The technology was very easy to understand and not that far off from what we have now, like the hand terminals (Corey 23) they use could easily be smartphones and the spacesuits on the Roci that are less bulkier than real ones and have the very practical magnetic boots. They also use real details of the planets and the asteroids (Corey 19) and present future uses they can be put to, like mining ice from Saturn’s rings or terraforming Mars or setting asteroids to spin so they gain some gravity. These are all ideas that have been spoken of in theory. Plausible ideas. Believable. Yet even with the harder to believe details, like the tightbeam communication laser (Corey 95) or the Epstein drive, Corey still keeps explanations to a minimum.

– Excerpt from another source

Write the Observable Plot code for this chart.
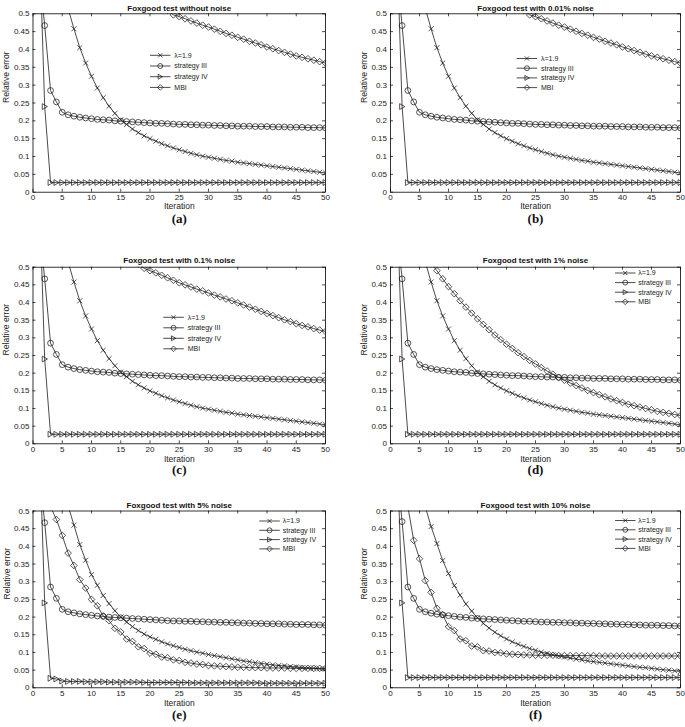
<!DOCTYPE html>
<html>
<head>
<meta charset="utf-8">
<script src="https://cdn.jsdelivr.net/npm/d3@7"></script>
<script src="https://cdn.jsdelivr.net/npm/@observablehq/plot@0.6"></script>
<style>
  body { margin: 0; background: #fff; }
  #root { position: relative; width: 685px; height: 727px; overflow: hidden; background: #fff;
          font-family: "Liberation Sans", Arial, sans-serif; }
  .panel { position: absolute; }
  #legends { position: absolute; left: 0; top: 0; pointer-events: none; }
</style>
</head>
<body>
<div id="root"></div>
<script>
// ---------------- labels & ticks ----------------
const seriesNames = ["λ=1.9", "strategy III", "strategy IV", "MBI"];
const panelTitles = [
  "Foxgood test without noise", "Foxgood test with 0.01% noise",
  "Foxgood test with 0.1% noise", "Foxgood test with 1% noise",
  "Foxgood test with 5% noise", "Foxgood test with 10% noise"
];
const panelTags = ["(a)", "(b)", "(c)", "(d)", "(e)", "(f)"];
const xLabel = "Iteration";
const yLabel = "Relative error";
const xTicks = [0, 5, 10, 15, 20, 25, 30, 35, 40, 45, 50];
const yTicks = [0, 0.05, 0.1, 0.15, 0.2, 0.25, 0.3, 0.35, 0.4, 0.45, 0.5];

// ---------------- data (relative error per iteration) ----------------
// λ=1.9, iterations 1..50
const lambda_abcd = [1.0, 0.86, 0.75, 0.66, 0.58, 0.515, 0.458, 0.405, 0.362, 0.325,
  0.292, 0.265, 0.241, 0.221, 0.203, 0.19, 0.177, 0.167, 0.158, 0.15,
  0.143, 0.136, 0.13, 0.124, 0.119, 0.114, 0.109, 0.105, 0.101, 0.098,
  0.095, 0.092, 0.089, 0.087, 0.084, 0.082, 0.08, 0.078, 0.076, 0.074,
  0.072, 0.07, 0.068, 0.066, 0.064, 0.062, 0.06, 0.058, 0.056, 0.054];
const lambda_e = [1.0, 0.86, 0.75, 0.66, 0.58, 0.515, 0.46, 0.405, 0.361, 0.32,
  0.29, 0.261, 0.238, 0.218, 0.2, 0.186, 0.173, 0.162, 0.152, 0.144,
  0.137, 0.13, 0.124, 0.119, 0.114, 0.109, 0.105, 0.101, 0.098, 0.094,
  0.091, 0.088, 0.085, 0.082, 0.079, 0.076, 0.074, 0.071, 0.069, 0.067,
  0.065, 0.063, 0.062, 0.06, 0.059, 0.057, 0.056, 0.055, 0.054, 0.053];
const lambda_f = [1.0, 0.86, 0.75, 0.66, 0.58, 0.512, 0.456, 0.408, 0.36, 0.323,
  0.289, 0.262, 0.237, 0.217, 0.198, 0.182, 0.169, 0.157, 0.147, 0.138,
  0.13, 0.123, 0.117, 0.111, 0.106, 0.101, 0.097, 0.093, 0.09, 0.087,
  0.084, 0.081, 0.079, 0.076, 0.074, 0.072, 0.07, 0.068, 0.066, 0.064,
  0.062, 0.06, 0.058, 0.057, 0.055, 0.053, 0.051, 0.05, 0.048, 0.046];

// strategy III, iterations 1..50
const s3_abcd = [0.63, 0.467, 0.285, 0.253, 0.224, 0.217, 0.213, 0.21, 0.208, 0.206,
  0.204, 0.203, 0.202, 0.2, 0.199, 0.198, 0.197, 0.196, 0.195, 0.194,
  0.193, 0.193, 0.192, 0.191, 0.19, 0.19, 0.189, 0.189, 0.188, 0.188,
  0.187, 0.187, 0.186, 0.186, 0.185, 0.185, 0.185, 0.184, 0.184, 0.184,
  0.183, 0.183, 0.183, 0.182, 0.182, 0.182, 0.181, 0.181, 0.181, 0.18];
const s3_e = [0.63, 0.467, 0.285, 0.253, 0.222, 0.215, 0.212, 0.209, 0.207, 0.205,
  0.203, 0.202, 0.2, 0.199, 0.198, 0.197, 0.196, 0.195, 0.194, 0.193,
  0.192, 0.191, 0.19, 0.189, 0.189, 0.188, 0.188, 0.187, 0.187, 0.186,
  0.186, 0.185, 0.185, 0.184, 0.184, 0.183, 0.183, 0.182, 0.182, 0.181,
  0.181, 0.181, 0.18, 0.18, 0.179, 0.179, 0.179, 0.178, 0.178, 0.177];
const s3_f = [0.63, 0.47, 0.285, 0.253, 0.222, 0.215, 0.211, 0.208, 0.206, 0.204,
  0.202, 0.2, 0.199, 0.197, 0.196, 0.195, 0.194, 0.193, 0.192, 0.191,
  0.19, 0.189, 0.188, 0.188, 0.187, 0.186, 0.186, 0.185, 0.185, 0.184,
  0.184, 0.183, 0.183, 0.182, 0.182, 0.181, 0.181, 0.18, 0.18, 0.179,
  0.179, 0.178, 0.178, 0.177, 0.177, 0.177, 0.176, 0.176, 0.175, 0.175];

// strategy IV, iterations 1..50
const s4_abcd = [0.75, 0.24, 0.027, 0.027, 0.027, 0.027, 0.027, 0.027, 0.027, 0.027,
  0.027, 0.027, 0.027, 0.027, 0.027, 0.027, 0.027, 0.027, 0.027, 0.027,
  0.027, 0.027, 0.027, 0.027, 0.027, 0.027, 0.027, 0.027, 0.027, 0.027,
  0.027, 0.027, 0.027, 0.027, 0.027, 0.027, 0.027, 0.027, 0.027, 0.027,
  0.027, 0.027, 0.027, 0.027, 0.027, 0.027, 0.027, 0.027, 0.027, 0.027];
const s4_e = [0.75, 0.24, 0.027, 0.025, 0.019, 0.018, 0.018, 0.018, 0.017, 0.017,
  0.017, 0.017, 0.016, 0.016, 0.016, 0.016, 0.016, 0.016, 0.015, 0.015,
  0.015, 0.015, 0.015, 0.015, 0.015, 0.015, 0.014, 0.014, 0.014, 0.014,
  0.014, 0.014, 0.014, 0.014, 0.014, 0.014, 0.014, 0.014, 0.013, 0.013,
  0.013, 0.013, 0.013, 0.013, 0.013, 0.013, 0.013, 0.013, 0.013, 0.013];
const s4_f = [0.75, 0.24, 0.029, 0.029, 0.029, 0.029, 0.029, 0.029, 0.029, 0.029,
  0.029, 0.029, 0.029, 0.029, 0.029, 0.029, 0.029, 0.029, 0.029, 0.029,
  0.029, 0.029, 0.029, 0.029, 0.029, 0.029, 0.029, 0.029, 0.029, 0.029,
  0.029, 0.029, 0.029, 0.029, 0.029, 0.029, 0.029, 0.029, 0.029, 0.029,
  0.029, 0.029, 0.029, 0.029, 0.029, 0.029, 0.029, 0.029, 0.029, 0.029];

// MBI (first iteration given separately; earlier iterations lie above the axis)
const mbi_ab_first = 23;
const mbi_ab = [0.51, 0.497, 0.492, 0.486, 0.48, 0.474, 0.468, 0.463, 0.457, 0.451,
  0.445, 0.44, 0.434, 0.429, 0.423, 0.418, 0.413, 0.407, 0.402, 0.397,
  0.392, 0.387, 0.382, 0.378, 0.374, 0.37, 0.366, 0.362];
const mbi_c_first = 18;
const mbi_c = [0.51, 0.497, 0.49, 0.484, 0.477, 0.47, 0.463, 0.456, 0.45, 0.444,
  0.438, 0.433, 0.427, 0.421, 0.416, 0.41, 0.405, 0.399, 0.393, 0.387,
  0.381, 0.375, 0.369, 0.363, 0.357, 0.351, 0.346, 0.34, 0.335, 0.331,
  0.326, 0.322, 0.318];
const mbi_d_first = 7;
const mbi_d = [0.512, 0.49, 0.467, 0.445, 0.425, 0.405, 0.387, 0.37, 0.354, 0.338,
  0.323, 0.308, 0.295, 0.282, 0.27, 0.258, 0.247, 0.236, 0.226, 0.216,
  0.206, 0.197, 0.188, 0.18, 0.172, 0.165, 0.158, 0.151, 0.145, 0.139,
  0.133, 0.127, 0.122, 0.117, 0.112, 0.108, 0.104, 0.1, 0.096, 0.092,
  0.089, 0.086, 0.083, 0.08];
const mbi_e_first = 3;
const mbi_e = [0.512, 0.476, 0.431, 0.381, 0.346, 0.306, 0.282, 0.25, 0.232, 0.203,
  0.19, 0.168, 0.158, 0.138, 0.131, 0.116, 0.111, 0.098, 0.095, 0.087,
  0.085, 0.079, 0.077, 0.072, 0.07, 0.067, 0.066, 0.063, 0.062, 0.061,
  0.06, 0.059, 0.058, 0.058, 0.057, 0.057, 0.057, 0.056, 0.056, 0.056,
  0.056, 0.055, 0.055, 0.055, 0.055, 0.055, 0.055, 0.055];
const mbi_f_first = 3;
const mbi_f = [0.512, 0.417, 0.365, 0.303, 0.27, 0.225, 0.207, 0.173, 0.162, 0.138,
  0.133, 0.118, 0.116, 0.105, 0.104, 0.1, 0.099, 0.096, 0.095, 0.094,
  0.093, 0.093, 0.092, 0.092, 0.092, 0.092, 0.091, 0.091, 0.091, 0.091,
  0.091, 0.091, 0.091, 0.09, 0.09, 0.09, 0.09, 0.09, 0.09, 0.09,
  0.09, 0.09, 0.09, 0.09, 0.09, 0.09, 0.09, 0.09];

// series per panel: [values, first iteration] in legend order
const panelSeries = [
  [[lambda_abcd, 1], [s3_abcd, 1], [s4_abcd, 1], [mbi_ab, mbi_ab_first]],
  [[lambda_abcd, 1], [s3_abcd, 1], [s4_abcd, 1], [mbi_ab, mbi_ab_first]],
  [[lambda_abcd, 1], [s3_abcd, 1], [s4_abcd, 1], [mbi_c, mbi_c_first]],
  [[lambda_abcd, 1], [s3_abcd, 1], [s4_abcd, 1], [mbi_d, mbi_d_first]],
  [[lambda_e, 1], [s3_e, 1], [s4_e, 1], [mbi_e, mbi_e_first]],
  [[lambda_f, 1], [s3_f, 1], [s4_f, 1], [mbi_f, mbi_f_first]]
];

// ---------------- styling / layout ----------------
const INK = "#1e1e1e";
const triRight = {
  draw(ctx, size) {
    const r = Math.sqrt(size / Math.PI);
    ctx.moveTo(r * 0.95, 0);
    ctx.lineTo(-r * 0.85, -r);
    ctx.lineTo(-r * 0.85, r);
    ctx.closePath();
  }
};
const symbols = [d3.symbolTimes, d3.symbolCircle, triRight, d3.symbolDiamond2];
const radii = [2.4, 2.9, 2.9, 3.0];

const cols = [
  {left: 0, w: 345, mL: 32.5, mR: 20},
  {left: 345, w: 340, mL: 45, mR: 5}
];
const rowsL = [
  {top: 0, h: 240, mT: 13.3, mB: 48.3, titleDy: -8.6, xPad: 2.2, xlabDy: 17.2, tagDy: 30.5},
  {top: 240, h: 240, mT: 26.7, mB: 36.7, titleDy: -9.4, xPad: 2.6, xlabDy: 17.8, tagDy: 30.3},
  {top: 480, h: 247, mT: 30.5, mB: 39.7, titleDy: -8.8, xPad: 3.0, xlabDy: 18, tagDy: 31.2}
];
const ylabDx = [-26.5, -26, -26.3, -26.5, -25.5, -26.5];
// legend layout: line start x, text x, first row y, row spacing (page coords)
const legendLayout = [
  {lx: 150, tx: 174.3, y0: 55.3, dy: 10.7},
  {lx: 516.7, tx: 541, y0: 58.5, dy: 9.7},
  {lx: 163.3, tx: 187.7, y0: 317.3, dy: 10.5},
  {lx: 615, tx: 638.3, y0: 273, dy: 9.6},
  {lx: 259.3, tx: 282.7, y0: 521, dy: 9.3},
  {lx: 615, tx: 638.3, y0: 520.5, dy: 9.3}
];

const fmtY = d => d === 0 ? "0" : String(+d.toFixed(2));

const root = document.getElementById("root");

for (let p = 0; p < 6; p++) {
  const c = cols[p % 2], r = rowsL[Math.floor(p / 2)];
  const fw = c.w - c.mL - c.mR, fh = r.h - r.mT - r.mB;
  const marks = [];
  panelSeries[p].forEach(([vals, first], k) => {
    const d = vals.map((v, i) => ({x: first + i, y: v}));
    marks.push(Plot.line(d, {x: "x", y: "y", stroke: INK, strokeWidth: 0.8, clip: true}));
    marks.push(Plot.dot(d, {x: "x", y: "y", symbol: symbols[k], r: radii[k], stroke: INK,
      strokeWidth: 0.75, fill: "none", clip: true}));
  });
  marks.push(
    Plot.frame({stroke: "#000", strokeWidth: 0.8}),
    Plot.tickY(yTicks, {insetRight: fw - 3, stroke: "#000", strokeWidth: 0.7}),
    Plot.tickY(yTicks, {insetLeft: fw - 3, stroke: "#000", strokeWidth: 0.7}),
    Plot.tickX(xTicks, {insetTop: fh - 3, stroke: "#000", strokeWidth: 0.7}),
    Plot.tickX(xTicks, {insetBottom: fh - 3, stroke: "#000", strokeWidth: 0.7}),
    Plot.axisY(yTicks, {tickSize: 0, tickPadding: 3.5, tickFormat: fmtY, label: null, fontSize: 8, fill: "#222"}),
    Plot.axisX(xTicks, {tickSize: 0, tickPadding: r.xPad, tickFormat: d => String(d), label: null, fontSize: 8, fill: "#222"}),
    Plot.text([panelTitles[p]], {text: d => d, frameAnchor: "top", dy: r.titleDy, fontWeight: "bold", fontSize: 8, fill: "#111"}),
    Plot.text([xLabel], {text: d => d, frameAnchor: "bottom", dy: r.xlabDy, fontSize: 8.5, fill: "#222"}),
    Plot.text([yLabel], {text: d => d, frameAnchor: "left", dx: ylabDx[p], rotate: -90, fontSize: 8.6, fill: "#222"}),
    Plot.text([panelTags[p]], {text: d => d, frameAnchor: "bottom", dy: r.tagDy, fontSize: 13, fontWeight: "bold",
      fontFamily: "Liberation Serif, Times New Roman, serif", fill: "#111"})
  );
  const chart = Plot.plot({
    width: c.w, height: r.h,
    marginLeft: c.mL, marginRight: c.mR, marginTop: r.mT, marginBottom: r.mB,
    x: {domain: [0, 50], axis: null},
    y: {domain: [0, 0.5], axis: null},
    style: {fontFamily: "Liberation Sans, Arial, sans-serif", fontSize: "8px", background: "transparent", overflow: "visible"},
    marks
  });
  const div = document.createElement("div");
  div.className = "panel";
  div.style.left = c.left + "px";
  div.style.top = r.top + "px";
  div.style.width = c.w + "px";
  div.style.height = r.h + "px";
  div.appendChild(chart);
  root.appendChild(div);
}

// ---------------- legends ----------------
const lsvg = d3.create("svg").attr("id", "legends").attr("width", 685).attr("height", 727);
legendLayout.forEach(L => {
  seriesNames.forEach((name, k) => {
    const y = L.y0 + k * L.dy;
    const g = lsvg.append("g");
    g.append("line").attr("x1", L.lx).attr("x2", L.lx + 20.5).attr("y1", y).attr("y2", y)
      .attr("stroke", INK).attr("stroke-width", 0.8);
    g.append("path").attr("d", d3.symbol(symbols[k], Math.PI * (radii[k] * 0.85) ** 2)())
      .attr("transform", `translate(${L.lx + 10.25},${y})`)
      .attr("fill", "none").attr("stroke", INK).attr("stroke-width", 0.75);
    g.append("text").attr("x", L.tx).attr("y", y).attr("dy", "0.35em")
      .attr("font-family", "Liberation Sans, Arial, sans-serif").attr("font-size", 7)
      .attr("fill", "#222").text(name);
  });
});
root.appendChild(lsvg.node());
</script>
</body>
</html>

He tells us what the Epstein drive is capable of (Corey 7), but he doesn’t tell us how it works exactly.
There is a thing called hard science fiction (new term for me) which focuses on the scientific and technical details, but in an interview at the back of the book, Corey answers that Leviathan Wakes is not hard scifi (Corey 570). Leviathan Wakes is more about Holden and Miller’s story, not about the inner workings of the Rocinante or the atomic composition of the protomolecule. Corey sticks to explaining what’s important to the characters at the moment and not much more. The result is a fast-paced story with believable scientific elements.
The Little Details
Corey presents us with characters who need to eat, like to drink (and I’m not talking about water), and are thankful for having a showerhead (a luxury in space) on their ship. Holden has an insatiable love for coffee, Miller loves to drink even if its ‘fake’ vodka, Naomi likes to karaoke, Amos can’t live without sex, and Alex loves being a pilot. Simple, little details of each character that makes them relatable and real. The same thing happens with the world. The hydroponic grown food, the different types of ships, adjusting to different levels of gravity, the diversity of people, and the Belters creole.
Universal themes and keeping explanations to a minimum goes a long way to give the story some semblance of realism to the world and the characters. But what really grounds the story is the little mundane details.
The Realism Factor
Keeping things in the realm of the believable is one of the hardest things Scifi and Fantasy authors do, yet Corey seems to do it almost effortlessly. What is his secret? Well, Ty Frank spent three years creating the world of The Expanse and role playing that world (Frank) with friends before Daniel came along and convinced him to turn it all into a book. So he was extremely familiar with his world. And though there is a fantasy element to the story, a big part of it is just plain old humans doing what they do best; colonizing, fighting each other, and being too curious for their own good. It’s that drop of realism which ultimately makes the story not simply good, but great. Corey didn’t need aliens with complex cultures and customs to bring us an exciting sci-fi story; he just needed humans dealing with unknown things out of this world.
Corey, James S. A. Leviathan Wakes. New York: Orbit, 2011.
Frank, Ty. "Collaboration." Lizard Brain. 15 Sept. Web. 9 Sept. 2012.